**Task:** The data below should be restated word for word, with every picture omitted.

**Source excerpt:**
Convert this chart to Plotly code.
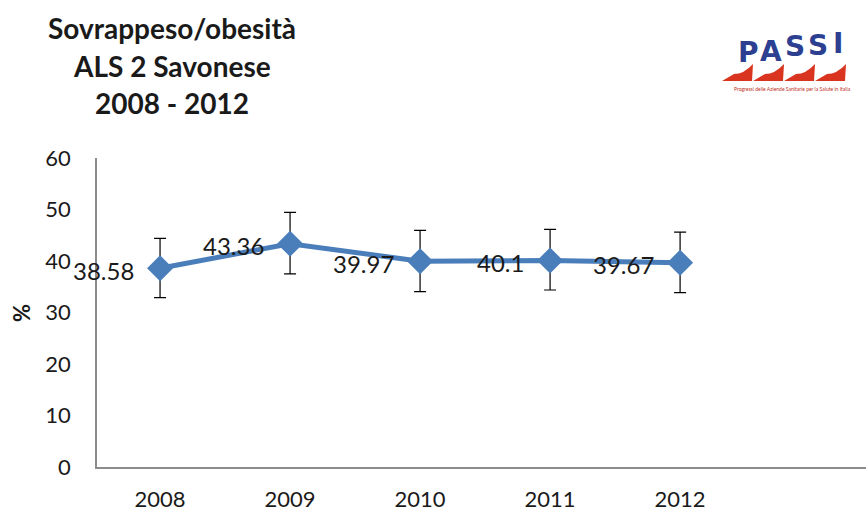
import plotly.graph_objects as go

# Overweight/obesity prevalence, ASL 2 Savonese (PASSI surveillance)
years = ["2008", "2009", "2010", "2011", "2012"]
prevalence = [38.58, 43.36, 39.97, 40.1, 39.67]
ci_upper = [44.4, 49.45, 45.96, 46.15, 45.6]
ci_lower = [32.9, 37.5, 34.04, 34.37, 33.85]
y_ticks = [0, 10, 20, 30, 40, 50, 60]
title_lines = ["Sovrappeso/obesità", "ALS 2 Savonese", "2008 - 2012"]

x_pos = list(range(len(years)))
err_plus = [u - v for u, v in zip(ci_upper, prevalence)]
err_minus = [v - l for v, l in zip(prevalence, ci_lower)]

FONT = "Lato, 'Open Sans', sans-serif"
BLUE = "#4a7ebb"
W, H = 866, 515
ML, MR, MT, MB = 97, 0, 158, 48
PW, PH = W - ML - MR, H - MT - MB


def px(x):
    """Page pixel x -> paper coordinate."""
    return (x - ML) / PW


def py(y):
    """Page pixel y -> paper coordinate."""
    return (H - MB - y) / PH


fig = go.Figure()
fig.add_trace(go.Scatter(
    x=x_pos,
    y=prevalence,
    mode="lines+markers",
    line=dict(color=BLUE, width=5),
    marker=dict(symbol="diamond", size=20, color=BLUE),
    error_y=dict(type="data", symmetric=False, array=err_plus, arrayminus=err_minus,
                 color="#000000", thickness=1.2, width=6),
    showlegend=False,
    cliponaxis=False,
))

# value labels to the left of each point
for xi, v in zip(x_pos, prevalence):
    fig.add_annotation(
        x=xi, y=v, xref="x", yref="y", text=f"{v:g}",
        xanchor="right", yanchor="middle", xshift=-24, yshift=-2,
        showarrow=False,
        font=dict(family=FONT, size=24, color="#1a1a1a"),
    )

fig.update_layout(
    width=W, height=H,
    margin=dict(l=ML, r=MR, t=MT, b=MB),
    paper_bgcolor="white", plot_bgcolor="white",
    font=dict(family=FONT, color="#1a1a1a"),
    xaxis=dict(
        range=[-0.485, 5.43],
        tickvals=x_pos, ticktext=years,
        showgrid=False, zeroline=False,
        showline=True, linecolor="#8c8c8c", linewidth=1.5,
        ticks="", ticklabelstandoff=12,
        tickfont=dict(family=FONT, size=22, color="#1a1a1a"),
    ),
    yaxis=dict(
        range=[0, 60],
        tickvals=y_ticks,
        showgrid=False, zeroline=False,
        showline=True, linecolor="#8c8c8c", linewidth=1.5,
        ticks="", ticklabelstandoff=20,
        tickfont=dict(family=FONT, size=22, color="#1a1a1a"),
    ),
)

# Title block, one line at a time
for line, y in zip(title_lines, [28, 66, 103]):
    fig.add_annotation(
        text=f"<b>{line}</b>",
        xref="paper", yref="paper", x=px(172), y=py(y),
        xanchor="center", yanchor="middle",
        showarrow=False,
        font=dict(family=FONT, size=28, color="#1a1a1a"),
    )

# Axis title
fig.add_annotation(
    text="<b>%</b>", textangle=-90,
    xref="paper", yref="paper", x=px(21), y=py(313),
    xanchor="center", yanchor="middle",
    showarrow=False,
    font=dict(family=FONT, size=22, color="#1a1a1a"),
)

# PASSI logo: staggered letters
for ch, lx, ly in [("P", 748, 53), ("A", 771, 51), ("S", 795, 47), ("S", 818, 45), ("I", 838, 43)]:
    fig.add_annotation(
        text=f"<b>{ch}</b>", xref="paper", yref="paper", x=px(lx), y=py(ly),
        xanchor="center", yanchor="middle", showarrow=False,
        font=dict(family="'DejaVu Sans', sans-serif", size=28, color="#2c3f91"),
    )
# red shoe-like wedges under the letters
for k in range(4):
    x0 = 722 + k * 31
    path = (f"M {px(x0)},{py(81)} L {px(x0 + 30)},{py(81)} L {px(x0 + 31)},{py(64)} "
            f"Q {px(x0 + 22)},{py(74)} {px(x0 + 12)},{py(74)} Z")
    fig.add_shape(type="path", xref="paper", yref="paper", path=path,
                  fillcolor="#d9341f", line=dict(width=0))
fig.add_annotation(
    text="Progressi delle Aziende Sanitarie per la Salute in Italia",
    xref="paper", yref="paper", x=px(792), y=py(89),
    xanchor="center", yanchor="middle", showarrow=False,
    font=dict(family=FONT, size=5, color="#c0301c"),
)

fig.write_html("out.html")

**Task answer:**
Convert this chart to Plotly code.
import plotly.graph_objects as go

# Overweight/obesity prevalence, ASL 2 Savonese (PASSI surveillance)
years = ["2008", "2009", "2010", "2011", "2012"]
prevalence = [38.58, 43.36, 39.97, 40.1, 39.67]
ci_upper = [44.4, 49.45, 45.96, 46.15, 45.6]
ci_lower = [32.9, 37.5, 34.04, 34.37, 33.85]
y_ticks = [0, 10, 20, 30, 40, 50, 60]
title_lines = ["Sovrappeso/obesità", "ALS 2 Savonese", "2008 - 2012"]

x_pos = list(range(len(years)))
err_plus = [u - v for u, v in zip(ci_upper, prevalence)]
err_minus = [v - l for v, l in zip(prevalence, ci_lower)]

FONT = "Lato, 'Open Sans', sans-serif"
BLUE = "#4a7ebb"
W, H = 866, 515
ML, MR, MT, MB = 97, 0, 158, 48
PW, PH = W - ML - MR, H - MT - MB


def px(x):
    """Page pixel x -> paper coordinate."""
    return (x - ML) / PW


def py(y):
    """Page pixel y -> paper coordinate."""
    return (H - MB - y) / PH


fig = go.Figure()
fig.add_trace(go.Scatter(
    x=x_pos,
    y=prevalence,
    mode="lines+markers",
    line=dict(color=BLUE, width=5),
    marker=dict(symbol="diamond", size=20, color=BLUE),
    error_y=dict(type="data", symmetric=False, array=err_plus, arrayminus=err_minus,
                 color="#000000", thickness=1.2, width=6),
    showlegend=False,
    cliponaxis=False,
))

# value labels to the left of each point
for xi, v in zip(x_pos, prevalence):
    fig.add_annotation(
        x=xi, y=v, xref="x", yref="y", text=f"{v:g}",
        xanchor="right", yanchor="middle", xshift=-24, yshift=-2,
        showarrow=False,
        font=dict(family=FONT, size=24, color="#1a1a1a"),
    )

fig.update_layout(
    width=W, height=H,
    margin=dict(l=ML, r=MR, t=MT, b=MB),
    paper_bgcolor="white", plot_bgcolor="white",
    font=dict(family=FONT, color="#1a1a1a"),
    xaxis=dict(
        range=[-0.485, 5.43],
        tickvals=x_pos, ticktext=years,
        showgrid=False, zeroline=False,
        showline=True, linecolor="#8c8c8c", linewidth=1.5,
        ticks="", ticklabelstandoff=12,
        tickfont=dict(family=FONT, size=22, color="#1a1a1a"),
    ),
    yaxis=dict(
        range=[0, 60],
        tickvals=y_ticks,
        showgrid=False, zeroline=False,
        showline=True, linecolor="#8c8c8c", linewidth=1.5,
        ticks="", ticklabelstandoff=20,
        tickfont=dict(family=FONT, size=22, color="#1a1a1a"),
    ),
)

# Title block, one line at a time
for line, y in zip(title_lines, [28, 66, 103]):
    fig.add_annotation(
        text=f"<b>{line}</b>",
        xref="paper", yref="paper", x=px(172), y=py(y),
        xanchor="center", yanchor="middle",
        showarrow=False,
        font=dict(family=FONT, size=28, color="#1a1a1a"),
    )

# Axis title
fig.add_annotation(
    text="<b>%</b>", textangle=-90,
    xref="paper", yref="paper", x=px(21), y=py(313),
    xanchor="center", yanchor="middle",
    showarrow=False,
    font=dict(family=FONT, size=22, color="#1a1a1a"),
)

# PASSI logo: staggered letters
for ch, lx, ly in [("P", 748, 53), ("A", 771, 51), ("S", 795, 47), ("S", 818, 45), ("I", 838, 43)]:
    fig.add_annotation(
        text=f"<b>{ch}</b>", xref="paper", yref="paper", x=px(lx), y=py(ly),
        xanchor="center", yanchor="middle", showarrow=False,
        font=dict(family="'DejaVu Sans', sans-serif", size=28, color="#2c3f91"),
    )
# red shoe-like wedges under the letters
for k in range(4):
    x0 = 722 + k * 31
    path = (f"M {px(x0)},{py(81)} L {px(x0 + 30)},{py(81)} L {px(x0 + 31)},{py(64)} "
            f"Q {px(x0 + 22)},{py(74)} {px(x0 + 12)},{py(74)} Z")
    fig.add_shape(type="path", xref="paper", yref="paper", path=path,
                  fillcolor="#d9341f", line=dict(width=0))
fig.add_annotation(
    text="Progressi delle Aziende Sanitarie per la Salute in Italia",
    xref="paper", yref="paper", x=px(792), y=py(89),
    xanchor="center", yanchor="middle", showarrow=False,
    font=dict(family=FONT, size=5, color="#c0301c"),
)

fig.write_html("out.html")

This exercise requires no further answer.